Nothing outside the range from the line with "Generate a Python" to the line with "from bokeh.resources import INLINE" belongs in the copy, and no pictures do either; repeat that range exactly.

|---|

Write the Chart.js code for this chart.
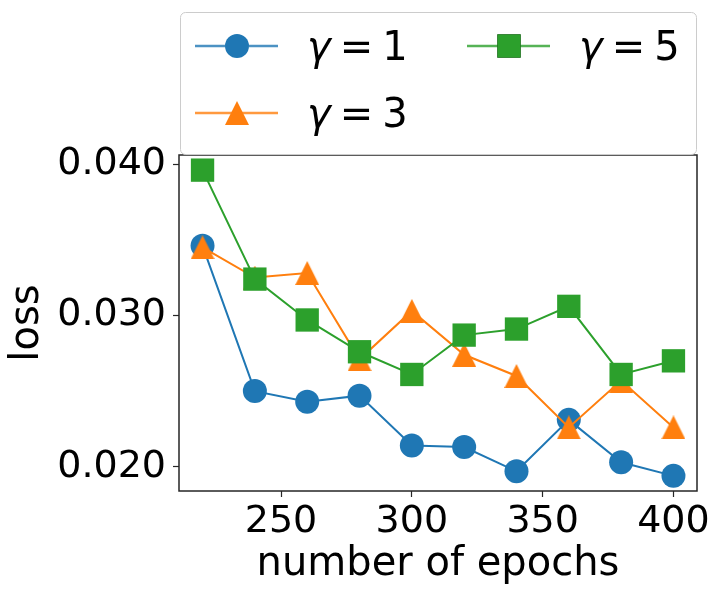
<!DOCTYPE html>
<html>
<head>
<meta charset="utf-8">
<script src="https://cdn.jsdelivr.net/npm/chart.js@4"></script>
<style>
  html, body { margin: 0; padding: 0; background: #fff; }
  canvas { display: block; }
</style>
</head>
<body>
<canvas id="lossChart" width="718" height="599"></canvas>
<script>
// Data
const epochs = [220, 240, 260, 280, 300, 320, 340, 360, 380, 400];
const lossGamma1 = [0.0346, 0.0250, 0.0243, 0.0247, 0.0214, 0.0213, 0.0197, 0.0231, 0.0203, 0.0194];
const lossGamma3 = [0.0345, 0.0325, 0.0328, 0.0271, 0.0303, 0.0274, 0.0260, 0.0226, 0.0257, 0.0226];
const lossGamma5 = [0.0396, 0.0324, 0.0297, 0.0276, 0.0261, 0.0287, 0.0291, 0.0306, 0.0261, 0.0270];
const xTicks = [250, 300, 350, 400];
const yTicks = [0.020, 0.030, 0.040];
const legendLabels = ['1', '3', '5'];

const FONT = "'DejaVu Sans', sans-serif";
const BLUE = '#1f77b4', ORANGE = '#ff7f0e', GREEN = '#2ca02c';

// matplotlib-like '^' marker (width == height)
function makeTriangle(color, size) {
    const c = document.createElement('canvas');
    c.width = size; c.height = size;
    const g = c.getContext('2d');
    g.fillStyle = color;
    g.beginPath();
    g.moveTo(size / 2, 0);
    g.lineTo(size, size);
    g.lineTo(0, size);
    g.closePath();
    g.fill();
    return c;
}
const triangle = makeTriangle(ORANGE, 24);

const toPoints = (ys) => epochs.map((x, i) => ({ x: x, y: ys[i] }));

// box around the plot area
const framePlugin = {
    id: 'frame',
    afterDatasetsDraw(chart) {
        const { ctx, chartArea: a } = chart;
        ctx.save();
        ctx.strokeStyle = '#262626';
        ctx.lineWidth = 1.5;
        ctx.strokeRect(a.left, a.top, a.right - a.left, a.bottom - a.top);
        ctx.restore();
    }
};

// two-column legend above the plot, column-major like matplotlib
const legendPlugin = {
    id: 'mplLegend',
    afterDraw(chart) {
        const ctx = chart.ctx;
        ctx.save();
        ctx.fillStyle = '#fff';
        ctx.strokeStyle = '#cccccc';
        ctx.lineWidth = 1;
        ctx.beginPath();
        ctx.roundRect(180.5, 12.5, 516, 142, 5);
        ctx.fill();
        ctx.stroke();

        const entries = [
            { col: 0, row: 0, ds: 0 },
            { col: 0, row: 1, ds: 1 },
            { col: 1, row: 0, ds: 2 }
        ];
        const colX = [195, 467];
        const rowY = [46, 113];
        entries.forEach(e => {
            const ds = chart.data.datasets[e.ds];
            const x0 = colX[e.col], y = rowY[e.row];
            ctx.strokeStyle = ds.borderColor;
            ctx.globalAlpha = 0.8;
            ctx.lineWidth = 2.5;
            ctx.beginPath();
            ctx.moveTo(x0, y);
            ctx.lineTo(x0 + 83, y);
            ctx.stroke();
            ctx.globalAlpha = 1;
            Chart.helpers.drawPoint(ctx, {
                pointStyle: ds.pointStyle,
                radius: ds.pointRadius,
                borderWidth: 0
            }, x0 + 42, y);
            ctx.fillStyle = ds.pointBackgroundColor;
            if (ds.pointStyle === 'circle' || ds.pointStyle === 'rect') ctx.fill();

            // "γ = n" with an italic gamma
            let tx = x0 + 112;
            ctx.fillStyle = '#000';
            ctx.textBaseline = 'alphabetic';
            ctx.font = 'italic 40px ' + FONT;
            ctx.fillText('γ', tx, y + 14);
            tx += ctx.measureText('γ').width + 9;
            ctx.font = '40px ' + FONT;
            ctx.fillText('=', tx, y + 14);
            tx += ctx.measureText('=').width + 9;
            ctx.fillText(legendLabels[e.ds], tx, y + 14);
        });
        ctx.restore();
    }
};

new Chart(document.getElementById('lossChart'), {
    type: 'line',
    data: {
        datasets: [
            {
                label: 'γ = 1',
                data: toPoints(lossGamma1),
                borderColor: BLUE,
                backgroundColor: BLUE,
                pointBackgroundColor: BLUE,
                pointBorderColor: BLUE,
                pointStyle: 'circle',
                pointRadius: 12,
                borderWidth: 2,
                pointBorderWidth: 0,
                order: 2
            },
            {
                label: 'γ = 3',
                data: toPoints(lossGamma3),
                borderColor: ORANGE,
                backgroundColor: ORANGE,
                pointBackgroundColor: ORANGE,
                pointStyle: triangle,
                pointRadius: 12,
                borderWidth: 2,
                pointBorderWidth: 0,
                order: 1
            },
            {
                label: 'γ = 5',
                data: toPoints(lossGamma5),
                borderColor: GREEN,
                backgroundColor: GREEN,
                pointBackgroundColor: GREEN,
                pointBorderColor: GREEN,
                pointStyle: 'rect',
                pointRadius: 16.5,
                borderWidth: 2,
                pointBorderWidth: 0,
                order: 0
            }
        ]
    },
    options: {
        responsive: false,
        animation: false,
        devicePixelRatio: 1,
        clip: false,
        layout: { padding: { top: 155, right: 21, left: 0, bottom: 0 } },
        plugins: {
            legend: { display: false },
            tooltip: { enabled: false }
        },
        elements: { line: { tension: 0 } },
        scales: {
            x: {
                type: 'linear',
                min: 211,
                max: 409,
                afterBuildTicks: (scale) => { scale.ticks = xTicks.map(v => ({ value: v })); },
                afterFit: (scale) => { scale.height = 108; },
                border: { display: false },
                grid: { drawOnChartArea: false, drawTicks: true, tickLength: 6, tickWidth: 1.2, color: '#262626' },
                ticks: {
                    color: '#000',
                    font: { family: FONT, size: 38 },
                    padding: 2,
                    maxRotation: 0,
                    autoSkip: false
                },
                title: {
                    display: true,
                    text: 'number of epochs',
                    color: '#000',
                    font: { family: FONT, size: 40 },
                    padding: { top: 0, bottom: 10 }
                }
            },
            y: {
                type: 'linear',
                min: 0.0184,
                max: 0.0406,
                afterBuildTicks: (scale) => { scale.ticks = yTicks.map(v => ({ value: v })); },
                afterFit: (scale) => { scale.width = 179; },
                border: { display: false },
                grid: { drawOnChartArea: false, drawTicks: true, tickLength: 6, tickWidth: 1.2, color: '#262626' },
                ticks: {
                    color: '#000',
                    font: { family: FONT, size: 38 },
                    padding: 7,
                    autoSkip: false,
                    callback: (v) => v.toFixed(3)
                },
                title: {
                    display: true,
                    text: 'loss',
                    color: '#000',
                    font: { family: FONT, size: 40 },
                    padding: { top: 4, bottom: 0 }
                }
            }
        }
    },
    plugins: [framePlugin, legendPlugin]
});
</script>
</body>
</html>
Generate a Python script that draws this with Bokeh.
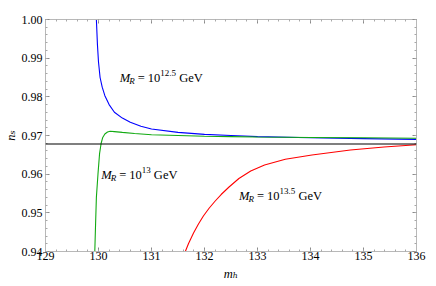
from bokeh.plotting import figure
from bokeh.models import (Range1d, FixedTicker, LinearAxis, Label, Span,
                          NumeralTickFormatter, CustomLabelingPolicy)
from bokeh.embed import file_html
from bokeh.resources import INLINE

# ---- data ----
blue_mh = [129.96, 129.98, 130.00, 130.03, 130.07, 130.12, 130.20, 130.30, 130.45, 130.60,
           130.80, 131.00, 131.50, 132.00, 132.50, 133.00, 134.00, 135.00, 136.00]
blue_ns = [1.0000, 0.9935, 0.9890, 0.9850, 0.9825, 0.9803, 0.9780, 0.9760, 0.9745, 0.9734,
           0.9724, 0.9717, 0.9708, 0.9703, 0.9700, 0.9697, 0.9694, 0.9692, 0.9690]

green_mh = [129.93, 129.945, 129.96, 129.99, 130.02, 130.05, 130.08, 130.12, 130.17, 130.22,
            130.30, 130.45, 130.68, 131.00, 131.50, 132.00, 132.50, 133.00, 134.00, 135.00, 136.00]
green_ns = [0.9400, 0.9472, 0.9540, 0.9600, 0.9653, 0.9680, 0.9695, 0.9704, 0.9709, 0.9711,
            0.9710, 0.9708, 0.9705, 0.9702, 0.9700, 0.9698, 0.9697, 0.9696, 0.9695, 0.9694, 0.9693]

red_mh = [131.638, 131.699, 131.793, 131.886, 131.979, 132.090, 132.202, 132.314, 132.463,
          132.649, 132.872, 133.133, 133.524, 134.027, 134.753, 135.386, 136.000]
red_ns = [0.94000, 0.94207, 0.94478, 0.94711, 0.94918, 0.95125, 0.95306, 0.95474, 0.95668,
          0.95888, 0.96082, 0.96237, 0.96385, 0.96496, 0.96625, 0.96703, 0.96762]

planck_ns = 0.9678

x_ticks = [129, 130, 131, 132, 133, 134, 135, 136]
y_ticks = [0.94, 0.95, 0.96, 0.97, 0.98, 0.99, 1.00]
x_minor = [129 + 0.2 * i for i in range(36)]
y_minor = [0.94 + 0.002 * i for i in range(31)]

x_title = "m\u2095"   # m_h
y_title = "n\u209b"   # n_s

labels = [
    # (x, y, exponent)
    (130.40, 0.98490, "12.5"),
    (130.05, 0.95975, "13"),
    (132.65, 0.95440, "13.5"),
]

FONT = "Liberation Serif"
FS = "12.5px"
FS_SMALL = "9px"

p = figure(width=436, height=286, output_backend="svg", toolbar_location=None,
           x_range=Range1d(129, 136), y_range=Range1d(0.94, 1.0),
           min_border_left=40, min_border_right=20, min_border_top=19, min_border_bottom=35)
p.grid.visible = False
p.outline_line_color = "#b8b8b8"
p.background_fill_color = "white"
p.border_fill_color = "white"

no_labels = CustomLabelingPolicy(code="""
    const all = [...indices.ones()]
    for (const i of all) indices.unset(i)
    return indices
""")

def style_axis(ax, ticks, minor, labels_on):
    ax.ticker = FixedTicker(ticks=ticks, minor_ticks=minor)
    ax.axis_line_color = "#b8b8b8"
    ax.major_tick_in = 4
    ax.major_tick_out = 0
    ax.minor_tick_in = 2
    ax.minor_tick_out = 0
    ax.major_tick_line_color = "#8a8a8a"
    ax.minor_tick_line_color = "#a8a8a8"
    ax.axis_label = None
    if labels_on:
        ax.major_label_text_font = FONT
        ax.major_label_text_font_size = "12px"
        ax.major_label_text_color = "black"
    else:
        ax.major_label_text_font_size = "0px"
        ax.major_label_standoff = 0
        ax.major_label_policy = no_labels

style_axis(p.xaxis[0], x_ticks, x_minor, True)
p.xaxis[0].major_label_standoff = 0
style_axis(p.yaxis[0], y_ticks, y_minor, True)
p.yaxis[0].major_label_standoff = 3
p.yaxis[0].formatter = NumeralTickFormatter(format="0.00")

for ax, title, stand in ((p.xaxis[0], x_title, 4), (p.yaxis[0], y_title, 1)):
    ax.axis_label = title
    ax.axis_label_text_font = "Liberation Serif, DejaVu Serif"
    ax.axis_label_text_font_style = "italic"
    ax.axis_label_text_font_size = "12.5px"
    ax.axis_label_text_color = "black"
    ax.axis_label_standoff = stand

top = LinearAxis()
style_axis(top, x_ticks, x_minor, False)
p.add_layout(top, "above")
right = LinearAxis()
style_axis(right, y_ticks, y_minor, False)
p.add_layout(right, "right")

p.add_layout(Span(location=planck_ns, dimension="width", line_color="black", line_width=1.1))

p.line(blue_mh, blue_ns, line_color="#0000ff", line_width=1.1)
p.line(green_mh, green_ns, line_color="#12aa12", line_width=1.1)
p.line(red_mh, red_ns, line_color="#ff0000", line_width=1.1)

def lab(x, y, text, xo, yo, size=FS, italic=False):
    p.add_layout(Label(x=x, y=y, x_offset=xo, y_offset=yo, text=text,
                       text_font=FONT, text_font_size=size,
                       text_font_style="italic" if italic else "normal",
                       text_color="black", text_align="left", text_baseline="alphabetic"))

for (lx, ly, ex) in labels:
    lab(lx, ly, "M", 0, 0, italic=True)
    lab(lx, ly, "R", 9.5, -3, size=FS_SMALL, italic=True)
    lab(lx, ly, "= 10", 18, 0)
    exw = 4.5 * len(ex.replace(".", "")) + 2.3 * ex.count(".")
    lab(lx, ly, ex, 40.5, 5, size=FS_SMALL)
    lab(lx, ly, "GeV", 40.5 + exw + 3.2, 0)

open("out.html", "w").write(file_html(p, INLINE))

|---|

**Expected output:**
Generate a Python script that draws this with Bokeh.
from bokeh.plotting import figure
from bokeh.models import (Range1d, FixedTicker, LinearAxis, Label, Span,
                          NumeralTickFormatter, CustomLabelingPolicy)
from bokeh.embed import file_html
from bokeh.resources import INLINE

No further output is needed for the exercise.